莫莫莫名其妙地瞥了眼南煦,理所当然道:“吃啊,为什么不?”
南煦垂下眼帘,声音沉重又萎靡,“知道了。”
一切都不一样了。
五年的时间,比之前的两年更长。
所有的事情都在变化。
他的记忆停留在莫莫五年前的样子。
可她早已往前走了不知道多少步。
她的口味一直偏重,即使在受伤期间,也不肯听医生的叮嘱,少食辛辣。
当年他做的饭菜只要味道淡一点,她就会不高兴。
他以为他只要足够乖巧听话,两人会慢慢回到以前的样子。
可事实一次又一次地撕开他的幻想,揭露着两人间缺失五年的残忍真相。
南煦站在厨房正中央,盯着汤锅里翻滚的酥肉,垂在两侧的手紧了紧。
他将炉子关上,火光熄灭。
盛了一小份没有加任何调料的酥肉汤出来。
盯着不远处已经洗干净的保温盒,面色平静地将盒子填满。
又神色不改地拿起台面上的盐罐子,往汤锅里撒了些。
“好了吗?”莫莫的声音从门外传来。
“好了,马上。”南煦不经意地倾斜盐罐,将大半罐盐倒进了保温盒。
盖上盖子,轻轻晃了晃。
南煦端着汤锅出来,方糖已经端正地坐在餐桌上等着了。
莫莫进了厨房,提着保温盒出来。
“宝宝吃了再去给他送饭。”南煦见她提着保温盒往门口走,连忙出声制止。
莫莫动作一顿,将保温盒放在玄关柜子上,回头瞥了南煦一眼。
南煦舔了舔干涩的唇瓣,语气缓了几分,“就在家里陪我吃完再去送不行吗?”
“我没说要走啊。”莫莫回到餐桌旁,坐在方糖身边,“只是把东西放在门口,一会出门的时候方便点儿。”
南煦松了口气,将备好的碗筷推到莫莫面前。
他见她径直进了厨房,一声不吭提着保温盒。
还以为她是生怕那人饿着,迫不及待将饭菜送过去。
方糖扶着自己的小碗,一本正经地询问,“妈咪可以吃饭了吗?”
“吃吧。”莫莫揉了揉方糖的后脑勺,语气温和。
视线转到南煦身上时,凝滞片刻。
“别看了,吃饭了。”莫莫垂下眼帘,不自在地躲避南煦炽热的视线。
南煦舔舔干涩的唇瓣,盯着眼前的饭菜,喉结轻滚。
“好。”
他吃得很慢,每一口都咀嚼了很久。
“妈咪!我吃完啦!”方糖捧着干净的小碗,双眸亮晶晶地盯着莫莫,一副求表扬的小模样。

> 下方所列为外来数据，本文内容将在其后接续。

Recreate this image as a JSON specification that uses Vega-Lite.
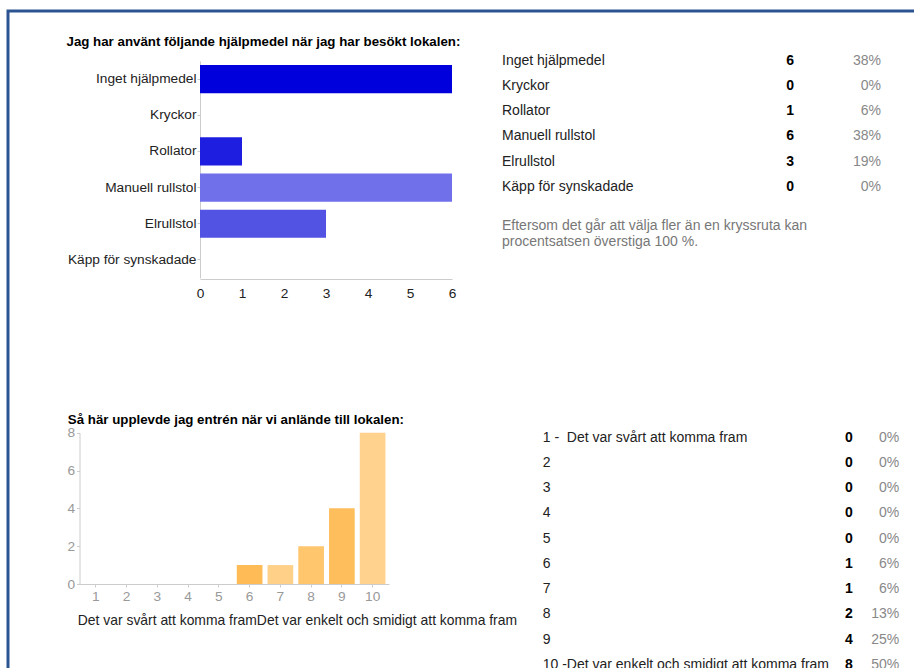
{
  "$schema": "https://vega.github.io/schema/vega-lite/v6.json",
  "width": 906,
  "height": 657,
  "autosize": "none",
  "padding": {"left": 8, "top": 11, "right": 0, "bottom": 0},
  "background": "white",
  "config": {
    "font": "Liberation Sans",
    "view": {"stroke": "#2c5493", "strokeWidth": 3, "strokeDash": [906, 1563, 657]},
    "axis": {"grid": false, "labelFont": "Liberation Sans", "titleFont": "Liberation Sans", "labelFlush": false, "labelOverlap": false}
  },
  "datasets": {
    "hjalpmedel": [
      {"hjalpmedel": "Inget hjälpmedel", "antal": 6, "procent": 0.38},
      {"hjalpmedel": "Kryckor", "antal": 0, "procent": 0},
      {"hjalpmedel": "Rollator", "antal": 1, "procent": 0.06},
      {"hjalpmedel": "Manuell rullstol", "antal": 6, "procent": 0.38},
      {"hjalpmedel": "Elrullstol", "antal": 3, "procent": 0.19},
      {"hjalpmedel": "Käpp för synskadade", "antal": 0, "procent": 0}
    ],
    "anm": [
      {"rad": "anm", "text": "Eftersom det går att välja fler än en kryssruta kan\nprocentsatsen överstiga 100 %."}
    ],
    "entre": [
      {"betyg": "1", "etikett": "1 -\u00a0 Det var svårt att komma fram", "antal": 0, "procent": 0},
      {"betyg": "2", "etikett": "2", "antal": 0, "procent": 0},
      {"betyg": "3", "etikett": "3", "antal": 0, "procent": 0},
      {"betyg": "4", "etikett": "4", "antal": 0, "procent": 0},
      {"betyg": "5", "etikett": "5", "antal": 0, "procent": 0},
      {"betyg": "6", "etikett": "6", "antal": 1, "procent": 0.06},
      {"betyg": "7", "etikett": "7", "antal": 1, "procent": 0.06},
      {"betyg": "8", "etikett": "8", "antal": 2, "procent": 0.13},
      {"betyg": "9", "etikett": "9", "antal": 4, "procent": 0.25},
      {"betyg": "10", "etikett": "10 -Det var enkelt och smidigt att komma fram", "antal": 8, "procent": 0.5}
    ]
  },
  "layer": [
    {
      "data": {"name": "hjalpmedel"},
      "mark": {"type": "bar"},
      "encoding": {
        "y": {
          "field": "hjalpmedel", "type": "nominal", "sort": null,
          "scale": {"range": [50, 267], "paddingInner": 0.222, "paddingOuter": 0.111},
          "axis": {
            "orient": "left", "offset": -192,
            "title": "Jag har använt följande hjälpmedel när jag har besökt lokalen:",
            "titleAngle": 0, "titleAlign": "left", "titleBaseline": "middle",
            "titleX": -134, "titleY": 30.7, "titleFontWeight": "bold", "titleFontSize": 13.3, "titleColor": "#000000",
            "labelFontSize": 13.7, "labelColor": "#222222", "tickColor": "#cccccc", "tickSize": 3, "labelPadding": 1,
            "domainColor": "#cccccc"
          }
        },
        "x": {
          "field": "antal", "type": "quantitative",
          "scale": {"domain": [0, 6], "range": [192, 444], "nice": false},
          "axis": {
            "orient": "bottom", "offset": -389, "values": [0, 1, 2, 3, 4, 5, 6], "format": "d",
            "ticks": false, "title": null, "labelColor": "#222222", "labelFontSize": 13.7,
            "domainColor": "#cccccc", "labelPadding": 7
          }
        },
        "color": {
          "field": "hjalpmedel", "type": "nominal",
          "scale": {
            "domain": ["Inget hjälpmedel", "Kryckor", "Rollator", "Manuell rullstol", "Elrullstol", "Käpp för synskadade"],
            "range": ["#0000dc", "#0000dc", "#1e1ee1", "#7070eb", "#5252e3", "#5252e3"]
          },
          "legend": null
        }
      }
    },
    {
      "layer": [
        {
          "data": {"name": "hjalpmedel"},
          "mark": {"type": "text", "align": "left", "baseline": "middle", "fontSize": 14, "color": "#222222"},
          "encoding": {
            "text": {"field": "hjalpmedel"},
            "x": {"datum": "svar", "type": "nominal", "scale": {"type": "point", "domain": ["svar"], "range": [494, 494], "padding": 0}, "axis": null},
            "y": {"field": "hjalpmedel", "type": "nominal", "scale": {"type": "point", "domain": ["Inget hjälpmedel", "Kryckor", "Rollator", "Manuell rullstol", "Elrullstol", "Käpp för synskadade", "tom", "anm"], "range": [50, 226], "padding": 0}, "axis": null}
          }
        },
        {
          "data": {"name": "hjalpmedel"},
          "mark": {"type": "text", "align": "right", "baseline": "middle", "fontSize": 14, "fontWeight": "bold", "color": "#000000"},
          "encoding": {
            "text": {"field": "antal", "type": "quantitative", "format": "d"},
            "x": {"datum": "antal", "type": "nominal", "scale": {"type": "point", "domain": ["antal"], "range": [786, 786], "padding": 0}, "axis": null},
            "y": {"field": "hjalpmedel", "type": "nominal", "scale": {"type": "point", "domain": ["Inget hjälpmedel", "Kryckor", "Rollator", "Manuell rullstol", "Elrullstol", "Käpp för synskadade", "tom", "anm"], "range": [50, 226], "padding": 0}, "axis": null}
          }
        },
        {
          "data": {"name": "hjalpmedel"},
          "mark": {"type": "text", "align": "right", "baseline": "middle", "fontSize": 14, "color": "#888888"},
          "encoding": {
            "text": {"field": "procent", "type": "quantitative", "format": ".0%"},
            "x": {"datum": "procent", "type": "nominal", "scale": {"type": "point", "domain": ["procent"], "range": [873, 873], "padding": 0}, "axis": null},
            "y": {"field": "hjalpmedel", "type": "nominal", "scale": {"type": "point", "domain": ["Inget hjälpmedel", "Kryckor", "Rollator", "Manuell rullstol", "Elrullstol", "Käpp för synskadade", "tom", "anm"], "range": [50, 226], "padding": 0}, "axis": null}
          }
        },
        {
          "data": {"name": "anm"},
          "mark": {"type": "text", "align": "left", "baseline": "middle", "fontSize": 14, "color": "#777777", "lineBreak": "\n", "lineHeight": 16, "dy": -11},
          "encoding": {
            "text": {"field": "text"},
            "x": {"datum": "svar", "type": "nominal", "scale": {"type": "point", "domain": ["svar"], "range": [494, 494], "padding": 0}, "axis": null},
            "y": {"field": "rad", "type": "nominal", "scale": {"type": "point", "domain": ["Inget hjälpmedel", "Kryckor", "Rollator", "Manuell rullstol", "Elrullstol", "Käpp för synskadade", "tom", "anm"], "range": [50, 226], "padding": 0}, "axis": null}
          }
        }
      ],
      "resolve": {"scale": {"x": "independent"}}
    },
    {
      "data": {"name": "entre"},
      "mark": {"type": "bar"},
      "encoding": {
        "x": {
          "field": "betyg", "type": "ordinal", "sort": null,
          "scale": {"range": [71.5, 381], "paddingInner": 0.165, "paddingOuter": 0.115},
          "axis": {
            "orient": "bottom", "offset": -84, "labelAngle": 0, "labelColor": "#999999", "labelFontSize": 13.7,
            "tickColor": "#cccccc", "tickSize": 3, "domainColor": "#cccccc", "labelPadding": 2,
            "title": "Det var svårt att komma framDet var enkelt och smidigt att komma fram",
            "titleAlign": "left", "titleBaseline": "middle", "titleX": 69.3, "titleY": 36.7,
            "titleFontWeight": "normal", "titleFontSize": 13.9, "titleColor": "#222222"
          }
        },
        "y": {
          "field": "antal", "type": "quantitative",
          "scale": {"domain": [0, 8], "range": [573, 421.7], "nice": false},
          "axis": {
            "orient": "left", "offset": -71.5, "values": [0, 2, 4, 6, 8], "format": "d",
            "labelColor": "#999999", "labelFontSize": 13.7, "tickColor": "#cccccc", "tickSize": 3, "labelPadding": 2,
            "domainColor": "#cccccc",
            "title": "Så här upplevde jag entrén när vi anlände till lokalen:",
            "titleAngle": 0, "titleAlign": "left", "titleBaseline": "middle",
            "titleX": -12.2, "titleY": 408, "titleFontWeight": "bold", "titleFontSize": 13.3, "titleColor": "#000000"
          }
        },
        "color": {
          "field": "betyg", "type": "nominal",
          "scale": {
            "domain": ["1", "2", "3", "4", "5", "6", "7", "8", "9", "10"],
            "range": ["#ffbb55", "#ffbb55", "#ffbb55", "#ffbb55", "#ffbb55", "#ffbb55", "#ffd088", "#ffc66e", "#ffbe5c", "#ffd28e"]
          },
          "legend": null
        }
      }
    },
    {
      "data": {"name": "entre"},
      "layer": [
        {
          "mark": {"type": "text", "align": "left", "baseline": "middle", "fontSize": 14, "color": "#222222"},
          "encoding": {
            "text": {"field": "etikett"},
            "x": {"datum": "svar", "type": "nominal", "scale": {"type": "point", "domain": ["svar"], "range": [534.7, 534.7], "padding": 0}, "axis": null},
            "y": {"field": "betyg", "type": "nominal", "sort": null, "scale": {"type": "point", "range": [426.7, 654], "padding": 0}, "axis": null}
          }
        },
        {
          "mark": {"type": "text", "align": "right", "baseline": "middle", "fontSize": 14, "fontWeight": "bold", "color": "#000000"},
          "encoding": {
            "text": {"field": "antal", "type": "quantitative", "format": "d"},
            "x": {"datum": "antal", "type": "nominal", "scale": {"type": "point", "domain": ["antal"], "range": [844.7, 844.7], "padding": 0}, "axis": null},
            "y": {"field": "betyg", "type": "nominal", "sort": null, "scale": {"type": "point", "range": [426.7, 654], "padding": 0}, "axis": null}
          }
        },
        {
          "mark": {"type": "text", "align": "right", "baseline": "middle", "fontSize": 14, "color": "#888888"},
          "encoding": {
            "text": {"field": "procent", "type": "quantitative", "format": ".0%"},
            "x": {"datum": "procent", "type": "nominal", "scale": {"type": "point", "domain": ["procent"], "range": [891.3, 891.3], "padding": 0}, "axis": null},
            "y": {"field": "betyg", "type": "nominal", "sort": null, "scale": {"type": "point", "range": [426.7, 654], "padding": 0}, "axis": null}
          }
        }
      ],
      "resolve": {"scale": {"x": "independent"}}
    }
  ],
  "resolve": {
    "scale": {"x": "independent", "y": "independent", "color": "independent"},
    "axis": {"x": "independent", "y": "independent"}
  }
}
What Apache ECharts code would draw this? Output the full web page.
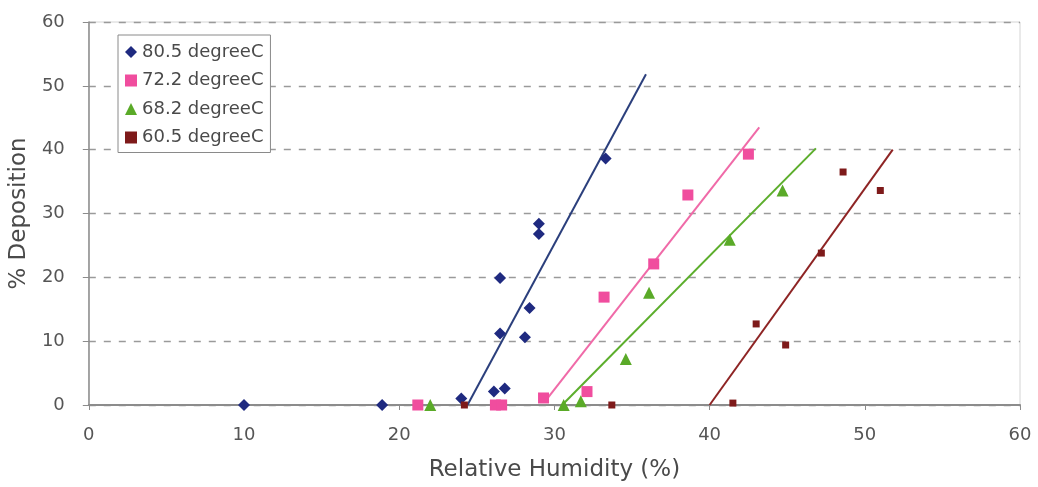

莫莫扯了张湿巾,擦了擦她嘴角的污渍,又带着她进卫生间洗手。
卫生间传来一阵水声。
南煦含着一口饭,迟迟咽不下去。
他捂着翻搅的胃,漆黑的眸子落在桌子上的手机上。
南煦抿抿唇,谨慎地瞥了眼卫生间。
里面传来方糖打闹的声音,伴随着莫莫宠溺的斥责声。
南煦深呼吸,指尖不受控制地往前蔓延。
莫莫的手机被他拿在手里。
南煦唇瓣痛得苍白一片,手下动作却一点也不拖泥带水。
机盖被巧妙地拆下,芯片被安在手机后盖。
卫生间的水声停了。
手机被恢复原样,静静地躺在原来的位置上。
仿佛一切都没发生过。
莫莫牵着方糖回到餐桌上,瞥了眼南煦的饭碗,里面还剩了大半碗。
她拿起手机看了眼时间,已经六点了。
南煦垂着头,安静又沉默地塞着白米饭。